Peaceful resistance is not only about stopping one administration. It is about reaffirming the civic habits that keep power accountable. Each protest, lawsuit, and editorial builds precedent for future generations, proving that democracy does not protect itself. The Freedom House 2025 report warns that the United States, while still rated “free,” is showing “declining institutional resilience” as public trust wanes. Reversing that trend begins not in Washington, but wherever people act on conscience instead of fear.
Success in this struggle will not look like a single victory. It will look like communities refusing to normalize abuses of authority. It will look like journalists reporting without censorship, teachers teaching truth without state interference, and voters participating without intimidation. It will look like Americans rediscovering the courage to disagree in public and still believe in the rule of law.
Authoritarianism depends on surrender. Democracy depends on endurance. If citizens continue to organize, speak, and vote with purpose, the system can still hold. History suggests that even entrenched autocrats falter when legitimacy erodes faster than control.
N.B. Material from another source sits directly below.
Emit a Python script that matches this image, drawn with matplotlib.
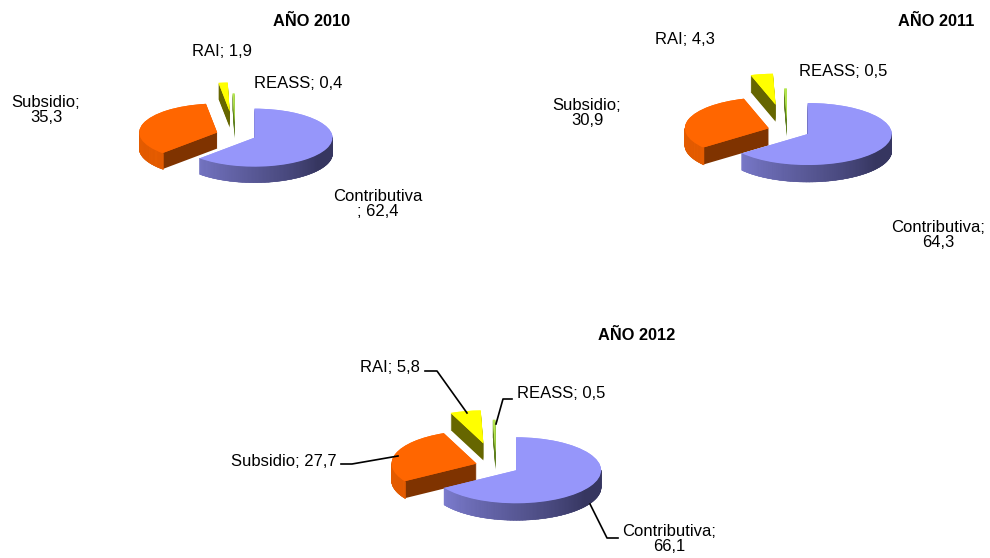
import numpy as np
import matplotlib
matplotlib.use('Agg')
import matplotlib.pyplot as plt
from matplotlib.colors import to_rgb

plt.rcParams['font.family'] = ['Liberation Sans', 'DejaVu Sans']

W, H = 990, 558

categories = ['Contributiva', 'Subsidio', 'RAI', 'REASS']
values_2010 = [62.4, 35.3, 1.9, 0.4]
values_2011 = [64.3, 30.9, 4.3, 0.5]
values_2012 = [66.1, 27.7, 5.8, 0.5]
titles = ['AÑO 2010', 'AÑO 2011', 'AÑO 2012']

top_colors = ['#9696FA', '#FF6600', '#FFFF00', '#B4E650']
cut_colors = ['#5A5A99', '#7F3300', '#666600', '#5F7F20']

fig = plt.figure(figsize=(W / 100, H / 100), dpi=100, facecolor='white')


def side_color(i, frac):
    # curved edge shading, frac runs 0 (left) to 1 (right)
    if i == 0:
        a, b = np.array(to_rgb('#9090EE')), np.array(to_rgb('#363660'))
        return tuple(a + (b - a) * min(frac * 1.25, 1))
    if i == 1:
        return '#E55C00'
    return cut_colors[i]


def pie3d(values, cx, cy, rx, ry, depth, explode):
    ax = fig.add_axes([0, 0, 1, 1])
    ax.patch.set_alpha(0)
    # extruded body: same pie repeated downwards
    for k in np.arange(depth, 0, -1.0):
        ax.pie(values, explode=explode, colors=cut_colors, startangle=90,
               counterclock=False, center=(0, -k / ry), radius=1,
               normalize=True)
    # curved outer edge
    body = ax.pie(values, explode=explode, colors=top_colors, startangle=90,
                  counterclock=False, radius=1, normalize=True)[0]
    for i, w in enumerate(body):
        x0, y0 = w.center
        t1, t2 = w.theta1 % 360, w.theta2 % 360
        if t2 <= t1:
            t2 += 360
        for t in np.arange(np.floor(t1), t2, 1.0):
            for shift in (0, 360):
                a = t + shift
                if 180 <= a < 360:
                    xs = x0 + np.cos(np.radians([a, a + 1.5, a + 1.5, a]))
                    ys = y0 + np.sin(np.radians([a, a + 1.5, a + 1.5, a]))
                    ys[2:] -= depth / ry
                    ax.fill(xs, ys, color=side_color(i, (a - 180) / 180), lw=0.3, zorder=3)
    # top face again above the edge strips
    top = ax.pie(values, explode=explode, colors=top_colors, startangle=90,
                 counterclock=False, radius=1, normalize=True)[0]
    for w in top:
        w.set_zorder(4)
    ax.set_aspect('auto')
    ax.set_xlim(-cx / rx, (W - cx) / rx)
    ax.set_ylim((cy - H) / ry, cy / ry)
    ax.axis('off')


pie3d(values_2010, 235, 134.7, 78, 29, 16, [0.27, 0.24, 0.80, 0.42])
pie3d(values_2011, 787.3, 130.4, 84, 31, 17, [0.27, 0.23, 0.84, 0.35])
pie3d(values_2012, 496, 466, 85, 33, 17, [0.27, 0.24, 0.70, 0.40])

# labels and leader lines in pixel coordinates
over = fig.add_axes([0, 0, 1, 1])
over.patch.set_alpha(0)
over.set_xlim(0, W)
over.set_ylim(H, 0)
over.axis('off')


def lab(x, y, s):
    over.text(x, y, s, ha='center', va='center', fontsize=12, color='black', linespacing=1.05)


def fmt(v):
    return str(v).replace('.', ',')


over.text(311.5, 21, titles[0], ha='center', va='center', fontsize=11.8, fontweight='bold')
over.text(936, 22, titles[1], ha='center', va='center', fontsize=11.8, fontweight='bold')
over.text(637, 335, titles[2], ha='center', va='center', fontsize=11.8, fontweight='bold')

lab(222, 52, categories[2] + '; ' + fmt(values_2010[2]))
lab(298, 84, categories[3] + '; ' + fmt(values_2010[3]))
lab(46, 110, categories[1] + ';\n' + fmt(values_2010[1]))
lab(378, 204, categories[0] + '\n; ' + fmt(values_2010[0]))

lab(685, 39, categories[2] + '; ' + fmt(values_2011[2]))
lab(843, 72, categories[3] + '; ' + fmt(values_2011[3]))
lab(587, 113, categories[1] + ';\n' + fmt(values_2011[1]))
lab(938, 235, categories[0] + ';\n' + fmt(values_2011[0]))

lab(390, 367, categories[2] + '; ' + fmt(values_2012[2]))
lab(561, 394, categories[3] + '; ' + fmt(values_2012[3]))
lab(284, 461, categories[1] + '; ' + fmt(values_2012[1]))
lab(669, 539, categories[0] + ';\n' + fmt(values_2012[0]))

over.plot([425, 437, 467], [371, 371, 413], color='black', lw=1.2)
over.plot([512, 503, 496], [399, 399, 424], color='black', lw=1.2)
over.plot([341, 352, 398], [464, 464, 456], color='black', lw=1.2)
over.plot([590, 607, 618], [504, 538, 538], color='black', lw=1.2)

fig.savefig('out.png', dpi=100)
That erosion begins the moment people remember that resistance (lawful, persistent, collective) is a civic duty, not a radical act.
Conclusion
Every generation of Americans inherits the same unfinished task, to decide whether liberty is a living principle or a convenient slogan. That decision is not made in Congress or the courts alone; it is made in the choices of ordinary people who refuse to be silent.
This is not a call to violence. It is a call to conscience. The Constitution was never meant to defend itself, and freedom has never survived without effort. Protest, petition, and free expression are not signs of instability; they are the mechanisms by which the republic breathes.
Authoritarian power thrives on fatigue, fear, and the illusion that resistance is futile. Yet history shows that the smallest acts of courage can ripple outward (a student march, a courtroom challenge, a town-hall confrontation) each one a reminder that citizens are not subjects. When Americans use their rights, they protect them.
The tools for resistance already exist: the First Amendment, the rule of law, and the collective will of millions who still believe in self-government. The question is not whether they are powerful enough to stop an autocrat. The question is whether enough people will pick them up before it is too late.